───── DATA LINES ─────
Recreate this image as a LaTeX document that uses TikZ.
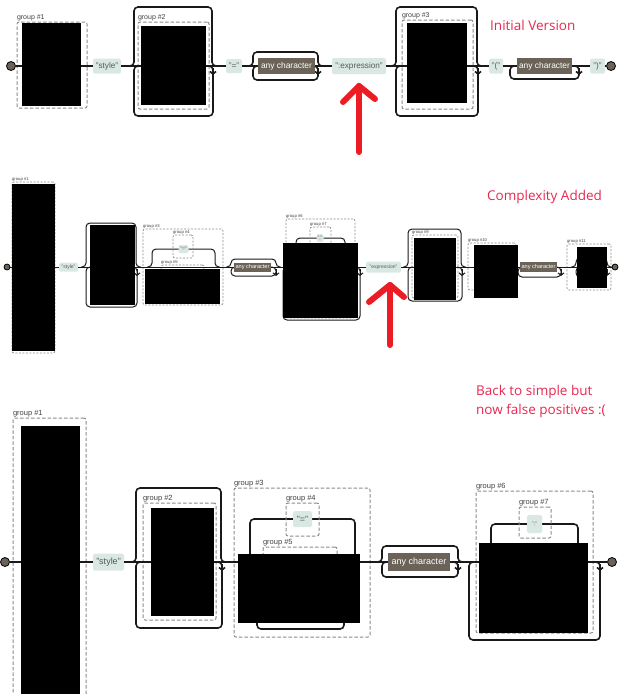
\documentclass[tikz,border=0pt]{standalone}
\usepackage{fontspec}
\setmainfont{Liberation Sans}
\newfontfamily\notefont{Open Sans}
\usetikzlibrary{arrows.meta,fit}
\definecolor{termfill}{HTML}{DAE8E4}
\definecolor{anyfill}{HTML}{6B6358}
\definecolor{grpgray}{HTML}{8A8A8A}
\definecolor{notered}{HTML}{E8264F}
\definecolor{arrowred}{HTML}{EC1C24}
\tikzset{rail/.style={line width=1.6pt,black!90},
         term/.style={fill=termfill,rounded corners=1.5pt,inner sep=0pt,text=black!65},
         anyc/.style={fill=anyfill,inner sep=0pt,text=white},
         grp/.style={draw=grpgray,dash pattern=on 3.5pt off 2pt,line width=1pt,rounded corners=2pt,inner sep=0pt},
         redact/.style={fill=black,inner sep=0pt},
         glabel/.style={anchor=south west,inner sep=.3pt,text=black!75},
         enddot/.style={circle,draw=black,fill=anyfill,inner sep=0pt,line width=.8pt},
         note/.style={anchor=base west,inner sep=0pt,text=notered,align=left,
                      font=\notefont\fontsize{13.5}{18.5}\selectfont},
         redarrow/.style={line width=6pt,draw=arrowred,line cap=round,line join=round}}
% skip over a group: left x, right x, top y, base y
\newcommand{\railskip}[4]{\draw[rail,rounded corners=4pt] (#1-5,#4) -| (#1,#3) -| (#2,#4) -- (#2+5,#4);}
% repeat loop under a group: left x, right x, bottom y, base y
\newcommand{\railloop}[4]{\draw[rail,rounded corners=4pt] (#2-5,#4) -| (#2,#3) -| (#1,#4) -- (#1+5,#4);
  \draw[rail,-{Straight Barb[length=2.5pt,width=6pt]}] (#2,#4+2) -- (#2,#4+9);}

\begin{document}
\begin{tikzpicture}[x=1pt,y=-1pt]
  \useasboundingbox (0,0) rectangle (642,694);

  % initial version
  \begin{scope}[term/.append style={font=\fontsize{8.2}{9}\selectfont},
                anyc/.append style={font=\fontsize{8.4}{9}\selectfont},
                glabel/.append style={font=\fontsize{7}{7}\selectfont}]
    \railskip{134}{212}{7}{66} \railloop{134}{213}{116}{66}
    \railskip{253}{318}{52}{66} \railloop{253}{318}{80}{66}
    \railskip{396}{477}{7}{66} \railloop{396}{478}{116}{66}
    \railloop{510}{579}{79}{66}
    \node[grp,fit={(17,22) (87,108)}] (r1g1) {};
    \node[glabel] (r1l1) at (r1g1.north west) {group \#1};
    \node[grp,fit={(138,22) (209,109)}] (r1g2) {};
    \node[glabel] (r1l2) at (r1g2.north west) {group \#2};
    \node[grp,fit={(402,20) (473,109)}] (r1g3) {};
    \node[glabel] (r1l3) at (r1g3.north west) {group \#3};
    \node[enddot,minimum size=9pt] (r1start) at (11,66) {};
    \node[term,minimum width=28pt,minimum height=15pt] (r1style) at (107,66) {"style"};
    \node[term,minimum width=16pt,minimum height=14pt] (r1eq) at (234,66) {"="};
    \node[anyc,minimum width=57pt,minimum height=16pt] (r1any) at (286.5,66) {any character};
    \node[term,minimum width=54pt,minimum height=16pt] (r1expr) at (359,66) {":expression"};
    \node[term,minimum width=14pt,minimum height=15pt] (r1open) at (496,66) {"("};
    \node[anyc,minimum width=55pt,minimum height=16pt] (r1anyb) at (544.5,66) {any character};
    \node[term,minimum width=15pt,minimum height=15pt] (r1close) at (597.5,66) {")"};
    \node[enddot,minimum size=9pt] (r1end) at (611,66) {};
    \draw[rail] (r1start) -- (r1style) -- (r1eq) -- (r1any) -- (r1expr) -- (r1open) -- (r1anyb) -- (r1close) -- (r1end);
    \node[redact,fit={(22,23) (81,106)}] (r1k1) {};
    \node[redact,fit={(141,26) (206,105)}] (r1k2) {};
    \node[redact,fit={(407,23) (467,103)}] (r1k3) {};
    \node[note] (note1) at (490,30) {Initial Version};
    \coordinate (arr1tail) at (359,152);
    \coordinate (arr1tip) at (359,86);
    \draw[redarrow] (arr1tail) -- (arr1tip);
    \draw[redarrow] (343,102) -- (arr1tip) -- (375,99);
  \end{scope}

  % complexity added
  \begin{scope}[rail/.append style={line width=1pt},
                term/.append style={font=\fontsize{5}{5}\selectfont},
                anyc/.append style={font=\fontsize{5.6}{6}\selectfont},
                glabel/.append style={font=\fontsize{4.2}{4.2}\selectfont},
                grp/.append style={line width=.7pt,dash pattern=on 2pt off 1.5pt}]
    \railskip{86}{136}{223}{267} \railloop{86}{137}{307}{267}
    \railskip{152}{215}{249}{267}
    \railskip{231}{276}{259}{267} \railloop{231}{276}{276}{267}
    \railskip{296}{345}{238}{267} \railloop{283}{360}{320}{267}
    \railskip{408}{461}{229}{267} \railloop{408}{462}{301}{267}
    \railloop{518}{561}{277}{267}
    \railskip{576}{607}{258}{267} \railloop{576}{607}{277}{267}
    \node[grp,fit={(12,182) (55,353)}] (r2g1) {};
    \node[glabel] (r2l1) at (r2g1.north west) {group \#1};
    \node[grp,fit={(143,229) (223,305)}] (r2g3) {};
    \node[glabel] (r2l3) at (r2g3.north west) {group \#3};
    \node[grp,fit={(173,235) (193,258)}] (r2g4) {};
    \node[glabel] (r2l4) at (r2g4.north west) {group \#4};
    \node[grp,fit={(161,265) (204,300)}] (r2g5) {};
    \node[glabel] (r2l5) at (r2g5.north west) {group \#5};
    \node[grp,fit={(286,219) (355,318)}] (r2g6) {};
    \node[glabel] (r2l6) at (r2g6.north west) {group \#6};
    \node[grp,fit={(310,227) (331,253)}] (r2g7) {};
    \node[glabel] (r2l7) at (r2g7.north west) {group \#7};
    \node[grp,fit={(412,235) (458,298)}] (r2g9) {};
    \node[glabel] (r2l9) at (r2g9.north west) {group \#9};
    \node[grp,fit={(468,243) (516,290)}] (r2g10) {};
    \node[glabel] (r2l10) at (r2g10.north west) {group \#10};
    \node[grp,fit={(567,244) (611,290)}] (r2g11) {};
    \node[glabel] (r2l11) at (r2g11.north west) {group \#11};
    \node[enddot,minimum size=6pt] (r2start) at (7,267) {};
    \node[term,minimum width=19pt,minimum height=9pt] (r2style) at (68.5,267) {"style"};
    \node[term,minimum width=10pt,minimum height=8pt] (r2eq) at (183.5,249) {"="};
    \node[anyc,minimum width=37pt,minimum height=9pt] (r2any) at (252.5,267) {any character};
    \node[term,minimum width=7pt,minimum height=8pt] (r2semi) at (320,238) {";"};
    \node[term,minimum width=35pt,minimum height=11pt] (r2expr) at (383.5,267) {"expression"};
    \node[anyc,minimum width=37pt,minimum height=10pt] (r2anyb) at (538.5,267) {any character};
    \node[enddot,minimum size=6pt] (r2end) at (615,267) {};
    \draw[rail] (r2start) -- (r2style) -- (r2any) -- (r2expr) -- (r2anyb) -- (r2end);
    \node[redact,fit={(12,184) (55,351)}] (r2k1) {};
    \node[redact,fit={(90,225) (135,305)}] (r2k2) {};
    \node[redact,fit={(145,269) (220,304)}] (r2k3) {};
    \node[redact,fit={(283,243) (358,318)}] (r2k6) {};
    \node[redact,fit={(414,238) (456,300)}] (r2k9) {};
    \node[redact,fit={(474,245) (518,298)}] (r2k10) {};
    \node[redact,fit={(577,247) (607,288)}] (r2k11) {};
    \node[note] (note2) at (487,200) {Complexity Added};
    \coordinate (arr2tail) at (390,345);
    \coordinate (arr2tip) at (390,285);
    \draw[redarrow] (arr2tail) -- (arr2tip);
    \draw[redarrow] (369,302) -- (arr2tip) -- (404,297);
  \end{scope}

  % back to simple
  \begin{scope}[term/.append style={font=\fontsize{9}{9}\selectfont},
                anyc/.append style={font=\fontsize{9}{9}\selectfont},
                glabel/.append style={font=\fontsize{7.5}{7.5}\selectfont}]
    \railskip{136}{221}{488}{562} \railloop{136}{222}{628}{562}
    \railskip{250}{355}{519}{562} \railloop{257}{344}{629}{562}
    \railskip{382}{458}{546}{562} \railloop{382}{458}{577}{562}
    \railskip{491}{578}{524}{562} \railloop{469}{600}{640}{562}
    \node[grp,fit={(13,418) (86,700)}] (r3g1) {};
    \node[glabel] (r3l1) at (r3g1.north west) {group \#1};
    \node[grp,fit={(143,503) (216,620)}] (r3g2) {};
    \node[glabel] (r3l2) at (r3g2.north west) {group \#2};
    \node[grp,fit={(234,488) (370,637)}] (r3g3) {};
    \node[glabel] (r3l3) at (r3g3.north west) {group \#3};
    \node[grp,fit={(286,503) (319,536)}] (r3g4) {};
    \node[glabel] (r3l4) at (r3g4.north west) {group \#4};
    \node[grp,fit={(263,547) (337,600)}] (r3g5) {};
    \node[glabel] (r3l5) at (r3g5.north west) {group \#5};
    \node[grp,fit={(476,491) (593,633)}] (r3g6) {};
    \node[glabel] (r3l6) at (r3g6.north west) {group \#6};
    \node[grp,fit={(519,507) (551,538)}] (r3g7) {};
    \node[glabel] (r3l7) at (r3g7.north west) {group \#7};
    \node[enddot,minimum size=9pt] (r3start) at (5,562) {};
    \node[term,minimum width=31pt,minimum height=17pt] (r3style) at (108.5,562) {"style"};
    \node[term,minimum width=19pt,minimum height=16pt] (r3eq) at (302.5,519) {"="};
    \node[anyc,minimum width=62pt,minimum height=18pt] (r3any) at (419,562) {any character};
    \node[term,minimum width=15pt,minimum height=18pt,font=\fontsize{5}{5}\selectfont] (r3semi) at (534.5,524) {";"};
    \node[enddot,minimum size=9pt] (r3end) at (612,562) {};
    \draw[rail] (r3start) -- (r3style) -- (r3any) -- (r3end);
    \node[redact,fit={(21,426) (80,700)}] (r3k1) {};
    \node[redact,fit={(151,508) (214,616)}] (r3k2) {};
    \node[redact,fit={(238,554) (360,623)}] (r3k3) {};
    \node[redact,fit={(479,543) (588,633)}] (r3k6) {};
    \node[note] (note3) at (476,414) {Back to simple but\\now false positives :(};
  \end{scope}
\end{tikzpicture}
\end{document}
─────
### GIVEN PROBLEM
From the first line above through the line containing "(0,0) rectangle (642,694);", copy everything exactly, without the pictures.

### REPLY TO THE TASK
Recreate this image as a LaTeX document that uses TikZ.
\documentclass[tikz,border=0pt]{standalone}
\usepackage{fontspec}
\setmainfont{Liberation Sans}
\newfontfamily\notefont{Open Sans}
\usetikzlibrary{arrows.meta,fit}
\definecolor{termfill}{HTML}{DAE8E4}
\definecolor{anyfill}{HTML}{6B6358}
\definecolor{grpgray}{HTML}{8A8A8A}
\definecolor{notered}{HTML}{E8264F}
\definecolor{arrowred}{HTML}{EC1C24}
\tikzset{rail/.style={line width=1.6pt,black!90},
         term/.style={fill=termfill,rounded corners=1.5pt,inner sep=0pt,text=black!65},
         anyc/.style={fill=anyfill,inner sep=0pt,text=white},
         grp/.style={draw=grpgray,dash pattern=on 3.5pt off 2pt,line width=1pt,rounded corners=2pt,inner sep=0pt},
         redact/.style={fill=black,inner sep=0pt},
         glabel/.style={anchor=south west,inner sep=.3pt,text=black!75},
         enddot/.style={circle,draw=black,fill=anyfill,inner sep=0pt,line width=.8pt},
         note/.style={anchor=base west,inner sep=0pt,text=notered,align=left,
                      font=\notefont\fontsize{13.5}{18.5}\selectfont},
         redarrow/.style={line width=6pt,draw=arrowred,line cap=round,line join=round}}
% skip over a group: left x, right x, top y, base y
\newcommand{\railskip}[4]{\draw[rail,rounded corners=4pt] (#1-5,#4) -| (#1,#3) -| (#2,#4) -- (#2+5,#4);}
% repeat loop under a group: left x, right x, bottom y, base y
\newcommand{\railloop}[4]{\draw[rail,rounded corners=4pt] (#2-5,#4) -| (#2,#3) -| (#1,#4) -- (#1+5,#4);
  \draw[rail,-{Straight Barb[length=2.5pt,width=6pt]}] (#2,#4+2) -- (#2,#4+9);}

\begin{document}
\begin{tikzpicture}[x=1pt,y=-1pt]
  \useasboundingbox (0,0) rectangle (642,694);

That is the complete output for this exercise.